From the entries below, copy every line that holds the word "LaTeX".

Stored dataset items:
※
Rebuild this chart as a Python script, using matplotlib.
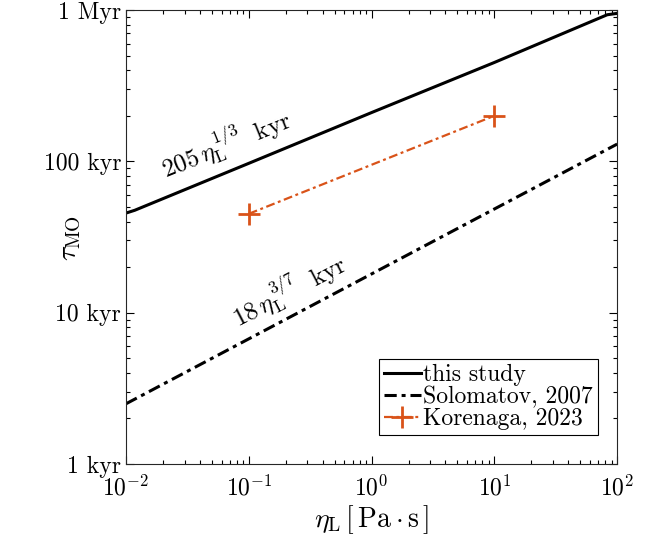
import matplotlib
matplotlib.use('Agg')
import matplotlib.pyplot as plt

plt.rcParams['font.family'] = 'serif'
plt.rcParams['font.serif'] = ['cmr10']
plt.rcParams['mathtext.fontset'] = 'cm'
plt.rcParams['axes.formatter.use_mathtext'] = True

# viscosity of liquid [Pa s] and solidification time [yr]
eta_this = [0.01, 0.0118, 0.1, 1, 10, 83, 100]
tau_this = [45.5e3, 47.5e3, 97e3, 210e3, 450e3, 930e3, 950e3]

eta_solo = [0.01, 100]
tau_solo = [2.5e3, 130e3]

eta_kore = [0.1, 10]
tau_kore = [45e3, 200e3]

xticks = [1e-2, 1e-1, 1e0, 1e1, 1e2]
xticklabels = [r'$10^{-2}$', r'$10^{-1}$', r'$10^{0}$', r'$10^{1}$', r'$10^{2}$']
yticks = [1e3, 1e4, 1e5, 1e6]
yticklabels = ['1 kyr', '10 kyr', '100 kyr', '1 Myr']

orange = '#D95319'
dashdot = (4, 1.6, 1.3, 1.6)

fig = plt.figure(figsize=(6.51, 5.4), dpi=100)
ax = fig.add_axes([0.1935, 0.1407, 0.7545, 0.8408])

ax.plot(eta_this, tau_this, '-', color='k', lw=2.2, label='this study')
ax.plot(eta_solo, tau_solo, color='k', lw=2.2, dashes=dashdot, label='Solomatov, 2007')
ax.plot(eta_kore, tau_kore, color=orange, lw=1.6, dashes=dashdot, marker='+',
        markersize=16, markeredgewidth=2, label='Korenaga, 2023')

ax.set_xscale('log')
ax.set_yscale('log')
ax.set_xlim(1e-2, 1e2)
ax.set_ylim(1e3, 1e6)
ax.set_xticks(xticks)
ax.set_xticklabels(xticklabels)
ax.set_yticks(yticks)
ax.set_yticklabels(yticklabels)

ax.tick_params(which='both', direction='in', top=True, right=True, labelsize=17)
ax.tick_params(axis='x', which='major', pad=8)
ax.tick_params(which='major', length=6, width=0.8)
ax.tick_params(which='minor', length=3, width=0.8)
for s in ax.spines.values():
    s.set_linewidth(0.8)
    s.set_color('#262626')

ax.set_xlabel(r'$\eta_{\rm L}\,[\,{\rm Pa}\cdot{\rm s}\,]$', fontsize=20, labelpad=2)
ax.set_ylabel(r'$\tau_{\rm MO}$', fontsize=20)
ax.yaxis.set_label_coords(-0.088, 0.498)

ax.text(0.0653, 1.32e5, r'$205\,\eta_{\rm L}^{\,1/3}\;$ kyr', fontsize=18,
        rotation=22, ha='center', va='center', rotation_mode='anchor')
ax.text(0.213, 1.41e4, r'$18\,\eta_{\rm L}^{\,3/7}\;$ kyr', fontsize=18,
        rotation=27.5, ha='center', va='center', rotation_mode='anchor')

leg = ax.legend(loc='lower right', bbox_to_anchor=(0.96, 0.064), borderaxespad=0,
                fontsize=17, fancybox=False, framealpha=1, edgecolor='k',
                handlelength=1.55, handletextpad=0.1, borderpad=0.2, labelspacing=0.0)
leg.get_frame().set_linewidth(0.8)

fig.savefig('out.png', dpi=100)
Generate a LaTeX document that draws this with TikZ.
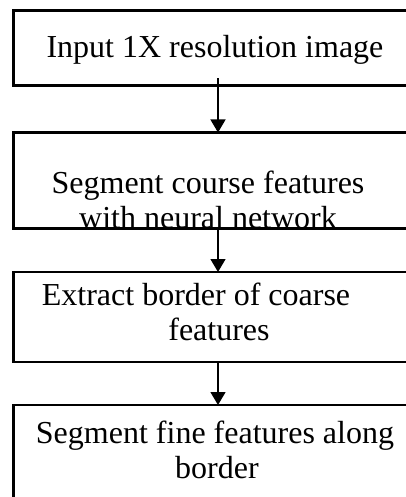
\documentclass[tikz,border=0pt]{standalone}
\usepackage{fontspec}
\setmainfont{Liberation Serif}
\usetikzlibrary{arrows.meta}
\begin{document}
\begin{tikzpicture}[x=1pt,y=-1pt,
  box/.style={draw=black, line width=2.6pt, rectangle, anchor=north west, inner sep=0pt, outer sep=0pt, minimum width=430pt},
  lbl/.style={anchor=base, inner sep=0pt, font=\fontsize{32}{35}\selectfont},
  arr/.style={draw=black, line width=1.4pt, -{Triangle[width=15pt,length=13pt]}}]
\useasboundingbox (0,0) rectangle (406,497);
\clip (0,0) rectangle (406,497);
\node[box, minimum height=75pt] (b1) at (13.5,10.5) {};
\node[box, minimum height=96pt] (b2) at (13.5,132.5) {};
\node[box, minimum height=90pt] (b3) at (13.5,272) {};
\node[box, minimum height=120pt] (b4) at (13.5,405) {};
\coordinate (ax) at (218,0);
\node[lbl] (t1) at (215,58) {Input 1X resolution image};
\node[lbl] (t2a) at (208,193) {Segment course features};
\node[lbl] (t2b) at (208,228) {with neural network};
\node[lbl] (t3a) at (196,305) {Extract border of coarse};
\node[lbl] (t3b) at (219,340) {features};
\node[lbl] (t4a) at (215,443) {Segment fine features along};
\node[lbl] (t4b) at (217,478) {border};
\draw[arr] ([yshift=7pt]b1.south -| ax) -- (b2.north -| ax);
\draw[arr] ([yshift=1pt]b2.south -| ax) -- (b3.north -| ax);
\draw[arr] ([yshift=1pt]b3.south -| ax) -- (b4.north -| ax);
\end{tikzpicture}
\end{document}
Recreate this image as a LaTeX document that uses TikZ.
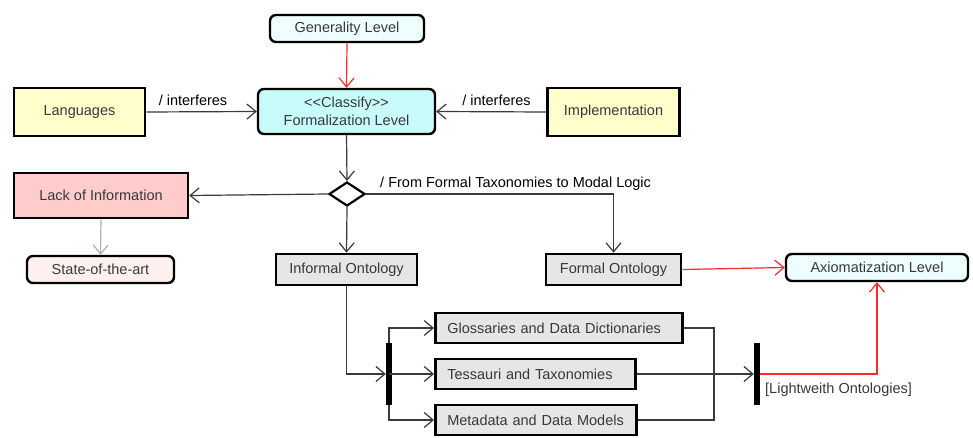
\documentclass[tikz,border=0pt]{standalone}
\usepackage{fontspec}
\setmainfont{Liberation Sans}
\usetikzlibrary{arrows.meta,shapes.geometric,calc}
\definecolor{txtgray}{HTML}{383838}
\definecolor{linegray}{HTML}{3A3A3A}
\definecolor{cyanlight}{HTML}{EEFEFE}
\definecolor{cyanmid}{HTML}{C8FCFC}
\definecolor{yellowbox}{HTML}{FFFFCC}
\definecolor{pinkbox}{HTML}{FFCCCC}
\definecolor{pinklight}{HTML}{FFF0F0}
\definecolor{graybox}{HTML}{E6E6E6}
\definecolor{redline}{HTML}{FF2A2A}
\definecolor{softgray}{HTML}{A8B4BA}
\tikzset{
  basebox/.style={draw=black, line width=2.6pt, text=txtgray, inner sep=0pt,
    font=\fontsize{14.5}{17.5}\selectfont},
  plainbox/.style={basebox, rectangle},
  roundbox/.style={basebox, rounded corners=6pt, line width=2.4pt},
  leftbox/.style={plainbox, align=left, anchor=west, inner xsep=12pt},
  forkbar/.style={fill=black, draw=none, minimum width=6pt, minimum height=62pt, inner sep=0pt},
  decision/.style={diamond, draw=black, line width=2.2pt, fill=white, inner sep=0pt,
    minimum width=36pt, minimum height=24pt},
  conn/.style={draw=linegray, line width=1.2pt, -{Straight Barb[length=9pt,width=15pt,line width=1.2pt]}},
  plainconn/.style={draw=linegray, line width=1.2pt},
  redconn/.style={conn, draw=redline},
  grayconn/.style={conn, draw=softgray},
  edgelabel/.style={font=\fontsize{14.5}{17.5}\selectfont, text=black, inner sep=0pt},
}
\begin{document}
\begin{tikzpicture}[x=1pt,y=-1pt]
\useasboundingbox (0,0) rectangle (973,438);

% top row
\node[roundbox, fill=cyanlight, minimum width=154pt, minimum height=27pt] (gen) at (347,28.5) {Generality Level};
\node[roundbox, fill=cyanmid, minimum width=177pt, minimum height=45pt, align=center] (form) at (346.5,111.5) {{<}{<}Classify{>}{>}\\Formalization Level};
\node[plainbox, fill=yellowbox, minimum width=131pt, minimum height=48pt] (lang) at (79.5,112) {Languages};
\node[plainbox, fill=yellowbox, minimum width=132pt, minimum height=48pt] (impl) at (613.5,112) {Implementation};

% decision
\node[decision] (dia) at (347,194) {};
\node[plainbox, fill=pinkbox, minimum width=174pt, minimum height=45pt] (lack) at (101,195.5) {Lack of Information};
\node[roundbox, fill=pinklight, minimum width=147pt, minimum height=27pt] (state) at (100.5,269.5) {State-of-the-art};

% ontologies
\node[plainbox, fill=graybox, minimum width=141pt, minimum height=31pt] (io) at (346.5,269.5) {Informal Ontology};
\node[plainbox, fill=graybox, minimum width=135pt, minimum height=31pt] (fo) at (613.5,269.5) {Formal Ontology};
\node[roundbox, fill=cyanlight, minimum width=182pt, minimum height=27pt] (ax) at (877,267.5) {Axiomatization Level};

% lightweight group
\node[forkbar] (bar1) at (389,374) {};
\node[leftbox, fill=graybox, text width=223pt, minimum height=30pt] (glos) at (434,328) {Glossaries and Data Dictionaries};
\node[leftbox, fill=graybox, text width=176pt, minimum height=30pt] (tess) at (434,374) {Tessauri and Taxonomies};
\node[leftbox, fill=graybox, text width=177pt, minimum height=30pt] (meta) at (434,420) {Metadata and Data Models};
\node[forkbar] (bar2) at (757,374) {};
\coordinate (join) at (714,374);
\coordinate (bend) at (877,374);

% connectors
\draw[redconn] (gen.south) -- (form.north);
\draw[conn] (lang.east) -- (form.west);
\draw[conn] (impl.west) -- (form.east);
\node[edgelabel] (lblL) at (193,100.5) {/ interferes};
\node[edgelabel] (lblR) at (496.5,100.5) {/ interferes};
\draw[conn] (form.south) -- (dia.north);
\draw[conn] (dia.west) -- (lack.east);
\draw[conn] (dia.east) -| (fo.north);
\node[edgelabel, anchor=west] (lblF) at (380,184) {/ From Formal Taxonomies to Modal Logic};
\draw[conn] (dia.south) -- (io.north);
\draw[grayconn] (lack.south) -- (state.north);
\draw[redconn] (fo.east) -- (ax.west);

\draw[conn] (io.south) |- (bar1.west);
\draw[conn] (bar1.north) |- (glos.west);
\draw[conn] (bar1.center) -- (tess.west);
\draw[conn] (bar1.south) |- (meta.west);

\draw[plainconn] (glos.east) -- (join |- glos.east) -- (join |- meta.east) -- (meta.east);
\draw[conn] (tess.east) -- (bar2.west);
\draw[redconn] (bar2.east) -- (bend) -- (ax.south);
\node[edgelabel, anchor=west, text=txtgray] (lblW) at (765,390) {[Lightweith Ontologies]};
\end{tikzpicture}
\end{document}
※
Exercise output:
Generate a LaTeX document that draws this with TikZ.
Recreate this image as a LaTeX document that uses TikZ.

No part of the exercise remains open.